* BEGIN Available data *
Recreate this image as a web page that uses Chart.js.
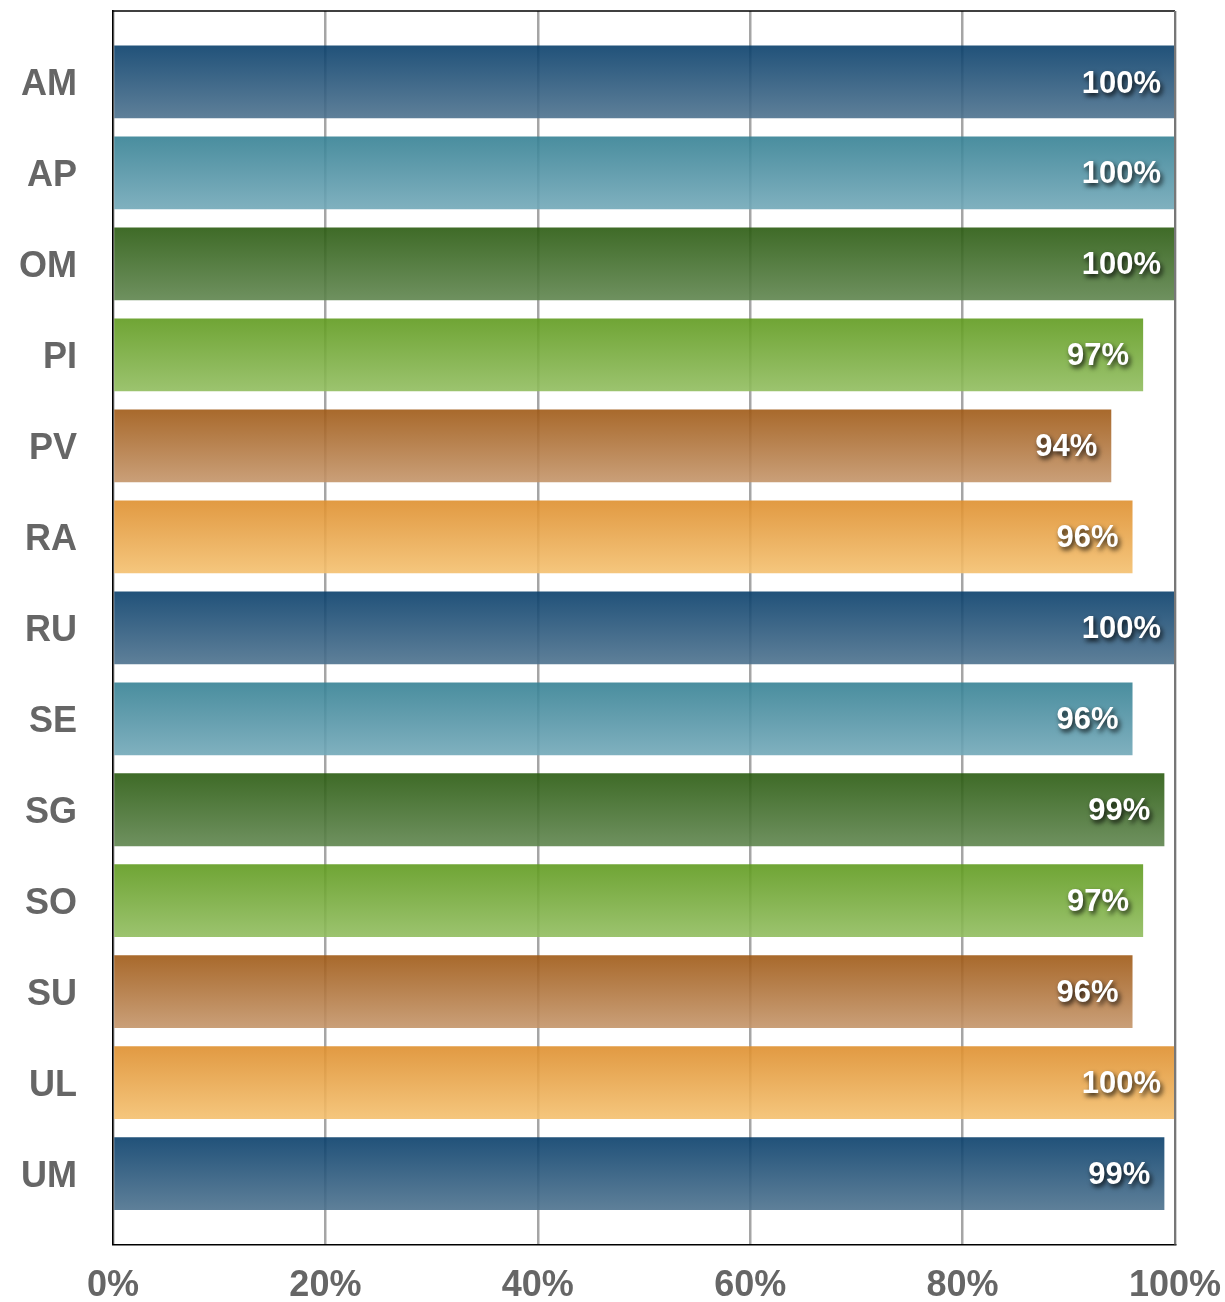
<!DOCTYPE html>
<html>
<head>
<meta charset="utf-8">
<script src="https://cdn.jsdelivr.net/npm/chart.js@4"></script>
<style>
  html, body { margin: 0; padding: 0; background: #fff; }
  #wrap { width: 1225px; height: 1302px; position: relative; }
</style>
</head>
<body>
<div id="wrap"><canvas id="chart"></canvas></div>
<script>
let categories = ["AM", "AP", "OM", "PI", "PV", "RA", "RU", "SE", "SG", "SO", "SU", "UL", "UM"];
let values = [100, 100, 100, 97, 94, 96, 100, 96, 99, 97, 96, 100, 99];
let xTicks = [0, 20, 40, 60, 80, 100];

// top / bottom colour of each bar gradient, repeating down the list
// (slightly see-through so the grid shows faintly behind the bars)
let topColors = [
  "rgba(9,63,107,0.9)", "rgba(54,129,148,0.9)", "rgba(42,91,16,0.9)",
  "rgba(96,155,31,0.9)", "rgba(159,89,21,0.9)", "rgba(222,143,46,0.9)"
];
let bottomColors = [
  "rgba(77,114,142,0.9)", "rgba(114,168,184,0.9)", "rgba(95,133,78,0.9)",
  "rgba(145,189,95,0.9)", "rgba(196,149,106,0.9)", "rgba(244,192,111,0.9)"
];

let barPct = 0.8;
let labelFont = "'Liberation Sans', Arial, sans-serif";

function barGradient(ctx) {
  let chart = ctx.chart;
  let y = chart.scales.y;
  if (!y || !chart.chartArea) return topColors[ctx.dataIndex % 6];
  let i = ctx.dataIndex;
  let half = Math.abs(y.getPixelForValue(1) - y.getPixelForValue(0)) * barPct / 2;
  let c = y.getPixelForValue(i);
  let g = chart.ctx.createLinearGradient(0, c - half, 0, c + half);
  g.addColorStop(0, topColors[i % 6]);
  g.addColorStop(1, bottomColors[i % 6]);
  return g;
}

// white percentage text inside the end of each bar
const valueLabels = {
  id: "valueLabels",
  afterDatasetsDraw(chart) {
    let ctx = chart.ctx;
    let meta = chart.getDatasetMeta(0);
    ctx.save();
    ctx.font = "bold 31px " + labelFont;
    ctx.textAlign = "right";
    ctx.textBaseline = "middle";
    ctx.fillStyle = "#fff";
    ctx.shadowColor = "rgba(0,0,0,0.85)";
    ctx.shadowOffsetX = 2;
    ctx.shadowOffsetY = 3;
    ctx.shadowBlur = 5;
    meta.data.forEach((bar, i) => {
      ctx.fillText(values[i] + "%", bar.x - 14, bar.y + 2);
    });
    ctx.restore();
  }
};

// frame: black line on top, grey line on the right
const frame = {
  id: "frame",
  afterDraw(chart) {
    let a = chart.chartArea;
    let ctx = chart.ctx;
    ctx.save();
    ctx.strokeStyle = "#000";
    ctx.lineWidth = 1.5;
    ctx.beginPath();
    ctx.moveTo(a.left, a.top);
    ctx.lineTo(a.right, a.top);
    ctx.stroke();
    ctx.strokeStyle = "#777";
    ctx.lineWidth = 2;
    ctx.beginPath();
    ctx.moveTo(a.right, a.top);
    ctx.lineTo(a.right, a.bottom);
    ctx.stroke();
    ctx.restore();
  }
};

let chart = new Chart(document.getElementById("chart"), {
  type: "bar",
  data: {
    datasets: [{
      data: values.map((v, i) => ({ x: v, y: i })),
      backgroundColor: barGradient,
      borderWidth: 0,
      categoryPercentage: 1,
      barPercentage: barPct
    }]
  },
  options: {
    indexAxis: "y",
    responsive: true,
    maintainAspectRatio: false,
    animation: false,
    layout: { padding: { top: 11, right: 50, left: 19, bottom: 0 } },
    plugins: { legend: { display: false }, tooltip: { enabled: false } },
    scales: {
      x: {
        type: "linear",
        min: 0,
        max: 100,
        afterBuildTicks: axis => { axis.ticks = xTicks.map(v => ({ value: v })); },
        grid: {
          color: "#a5a5a5",
          lineWidth: 2.5,
          drawTicks: true,
          tickLength: 25,
          tickColor: "transparent"
        },
        border: { color: "#000", width: 1.5 },
        ticks: {
          padding: 0,
          color: "#666",
          font: { family: labelFont, size: 36, weight: "bold", lineHeight: 0.9 },
          callback: v => v + "%"
        }
      },
      y: {
        type: "linear",
        reverse: true,
        offset: false,
        min: -0.78,
        max: 12.78,
        afterBuildTicks: axis => { axis.ticks = categories.map((c, i) => ({ value: i })); },
        grid: {
          drawOnChartArea: false,
          drawTicks: true,
          tickLength: 36,
          tickColor: "transparent"
        },
        border: { color: "#000", width: 1.5 },
        ticks: {
          padding: 0,
          labelOffset: 3,
          color: "#666",
          font: { family: labelFont, size: 36, weight: "bold", lineHeight: 0.5 },
          callback: v => categories[v]
        }
      }
    }
  },
  plugins: [valueLabels, frame]
});
</script>
</body>
</html>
* END Available data *
Send back the data above word for word, with the pictures left out.

Recreate this image as a web page that uses Chart.js.
<!DOCTYPE html>
<html>
<head>
<meta charset="utf-8">
<script src="https://cdn.jsdelivr.net/npm/chart.js@4"></script>
<style>
  html, body { margin: 0; padding: 0; background: #fff; }
  #wrap { width: 1225px; height: 1302px; position: relative; }
</style>
</head>
<body>
<div id="wrap"><canvas id="chart"></canvas></div>
<script>
let categories = ["AM", "AP", "OM", "PI", "PV", "RA", "RU", "SE", "SG", "SO", "SU", "UL", "UM"];
let values = [100, 100, 100, 97, 94, 96, 100, 96, 99, 97, 96, 100, 99];
let xTicks = [0, 20, 40, 60, 80, 100];

// top / bottom colour of each bar gradient, repeating down the list
// (slightly see-through so the grid shows faintly behind the bars)
let topColors = [
  "rgba(9,63,107,0.9)", "rgba(54,129,148,0.9)", "rgba(42,91,16,0.9)",
  "rgba(96,155,31,0.9)", "rgba(159,89,21,0.9)", "rgba(222,143,46,0.9)"
];
let bottomColors = [
  "rgba(77,114,142,0.9)", "rgba(114,168,184,0.9)", "rgba(95,133,78,0.9)",
  "rgba(145,189,95,0.9)", "rgba(196,149,106,0.9)", "rgba(244,192,111,0.9)"
];

let barPct = 0.8;
let labelFont = "'Liberation Sans', Arial, sans-serif";

function barGradient(ctx) {
  let chart = ctx.chart;
  let y = chart.scales.y;
  if (!y || !chart.chartArea) return topColors[ctx.dataIndex % 6];
  let i = ctx.dataIndex;
  let half = Math.abs(y.getPixelForValue(1) - y.getPixelForValue(0)) * barPct / 2;
  let c = y.getPixelForValue(i);
  let g = chart.ctx.createLinearGradient(0, c - half, 0, c + half);
  g.addColorStop(0, topColors[i % 6]);
  g.addColorStop(1, bottomColors[i % 6]);
  return g;
}

// white percentage text inside the end of each bar
const valueLabels = {
  id: "valueLabels",
  afterDatasetsDraw(chart) {
    let ctx = chart.ctx;
    let meta = chart.getDatasetMeta(0);
    ctx.save();
    ctx.font = "bold 31px " + labelFont;
    ctx.textAlign = "right";
    ctx.textBaseline = "middle";
    ctx.fillStyle = "#fff";
    ctx.shadowColor = "rgba(0,0,0,0.85)";
    ctx.shadowOffsetX = 2;
    ctx.shadowOffsetY = 3;
    ctx.shadowBlur = 5;
    meta.data.forEach((bar, i) => {
      ctx.fillText(values[i] + "%", bar.x - 14, bar.y + 2);
    });
    ctx.restore();
  }
};

// frame: black line on top, grey line on the right
const frame = {
  id: "frame",
  afterDraw(chart) {
    let a = chart.chartArea;
    let ctx = chart.ctx;
    ctx.save();
    ctx.strokeStyle = "#000";
    ctx.lineWidth = 1.5;
    ctx.beginPath();
    ctx.moveTo(a.left, a.top);
    ctx.lineTo(a.right, a.top);
    ctx.stroke();
    ctx.strokeStyle = "#777";
    ctx.lineWidth = 2;
    ctx.beginPath();
    ctx.moveTo(a.right, a.top);
    ctx.lineTo(a.right, a.bottom);
    ctx.stroke();
    ctx.restore();
  }
};

let chart = new Chart(document.getElementById("chart"), {
  type: "bar",
  data: {
    datasets: [{
      data: values.map((v, i) => ({ x: v, y: i })),
      backgroundColor: barGradient,
      borderWidth: 0,
      categoryPercentage: 1,
      barPercentage: barPct
    }]
  },
  options: {
    indexAxis: "y",
    responsive: true,
    maintainAspectRatio: false,
    animation: false,
    layout: { padding: { top: 11, right: 50, left: 19, bottom: 0 } },
    plugins: { legend: { display: false }, tooltip: { enabled: false } },
    scales: {
      x: {
        type: "linear",
        min: 0,
        max: 100,
        afterBuildTicks: axis => { axis.ticks = xTicks.map(v => ({ value: v })); },
        grid: {
          color: "#a5a5a5",
          lineWidth: 2.5,
          drawTicks: true,
          tickLength: 25,
          tickColor: "transparent"
        },
        border: { color: "#000", width: 1.5 },
        ticks: {
          padding: 0,
          color: "#666",
          font: { family: labelFont, size: 36, weight: "bold", lineHeight: 0.9 },
          callback: v => v + "%"
        }
      },
      y: {
        type: "linear",
        reverse: true,
        offset: false,
        min: -0.78,
        max: 12.78,
        afterBuildTicks: axis => { axis.ticks = categories.map((c, i) => ({ value: i })); },
        grid: {
          drawOnChartArea: false,
          drawTicks: true,
          tickLength: 36,
          tickColor: "transparent"
        },
        border: { color: "#000", width: 1.5 },
        ticks: {
          padding: 0,
          labelOffset: 3,
          color: "#666",
          font: { family: labelFont, size: 36, weight: "bold", lineHeight: 0.5 },
          callback: v => categories[v]
        }
      }
    }
  },
  plugins: [valueLabels, frame]
});
</script>
</body>
</html>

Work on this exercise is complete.